Caso Regeni, Gentiloni richiama l’ambasciatore italiano al Cairo

Era nell’aria, e alla fine è successo: il ministro degli Esteri Paolo Gentiloni richiama l’ambasciatore Maurizio Massari dall’Egitto «per consultazioni». Una mossa non del tutto inaspettata, che alza il livello dello scontro tra il nostro Paese e l’Egitto sul caso Regeni.

La scelta dell’Italia viene dopo gli incontri di oggi tra gli inquirenti italiani ed egiziani: questi ultimi si erano impegnati a consegnare i documenti da lungo tempo richiesti dalle nostre autorità ma non lo hanno fatto, accampando argomentazioni obiettivamente poco convincenti. 
Dopo la serie di teorie fornite dall’Egitto sulla morte del ricercatore friulano, l’impressione generale in Italia è quantomeno di scarsa credibilità e affidabilità degli egiziani, oltre che di forti contrasti interni tra le diverse fazioni del regime del Cairo.

«Siamo arrivati con diversi traduttori per poter metterci subito al lavoro sui documenti – racconta una fonte anonima al Fatto, riferendosi all’incontro tra gli inquirenti – ma non c’è stato bisogno. Nel dossier c’erano pochissime carte, molte delle quali già conosciute, altro che duemila pagine».

Proprio nelle scorse ore, il senatore Luigi Manconi (Pd) aveva chiesto il richiamo dell’ambasciatore: «In diplomazia il richiamo dell’ambasciatore non è un richiamo di guerra ma una forma aspra di dialogo. Questo registro superiore di dialogo diplomatico deve essere subito attuato», spiegava in una intervista a InBluRadio.

Il richiamo dell’ambasciatore (che, va sottolineato, è certo una misura forte ma di carattere ‘temporaneo’ e molto meno grave rispetto al ben più ostile ‘ritiro’ dell’ambasciatore, indicativo di rottura delle relazioni diplomatiche e normalmente foriero di dichiarazione di guerra) è in un certo senso ‘sorprendente’, visto che la stessa contromisura non è stata impiegata a suo tempo contro l’India per il caso dei marò.

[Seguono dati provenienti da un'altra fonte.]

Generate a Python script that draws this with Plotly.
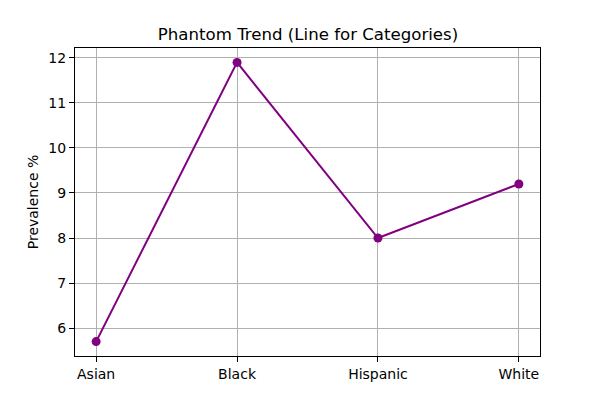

Nonostante questo genere di contromisura fosse suggerito e a volte preteso da più parti.

Insomma, qualcosa di diverso questa volta evidentemente c’è, considerando inoltre che, quando ancora Giulio Regeni risultava ‘solo’ irreperibile, in Egitto era andato nientemeno che il capo dei Servizi segreti italiani, il generale Alberto Manenti in persona.

Alcuni osservatori interpretano quindi l’elevato profilo attribuito a questo caso, come la dimostrazione del fatto che il ragazzo sarebbe stato una spia italiana (ma governo italiano e famiglia smentiscono). Non è chiaro, invece, se si tratti solo di un modo di agire diverso da parte del governo Renzi rispetto a quelli precedenti.

Quanto al senatore Manconi, su questo caso è sempre stato critico nei confronti dell’Egitto: «Alla morte di Giulio Regeni si è aggiunta un’altra tragedia: i due mesi e mezzo di menzogne egiziane. Non possiamo usare eufemismi all’insulto all’intelligenza. Partiamo con un ritardo increscioso che temo possa condizionare l’esito finale».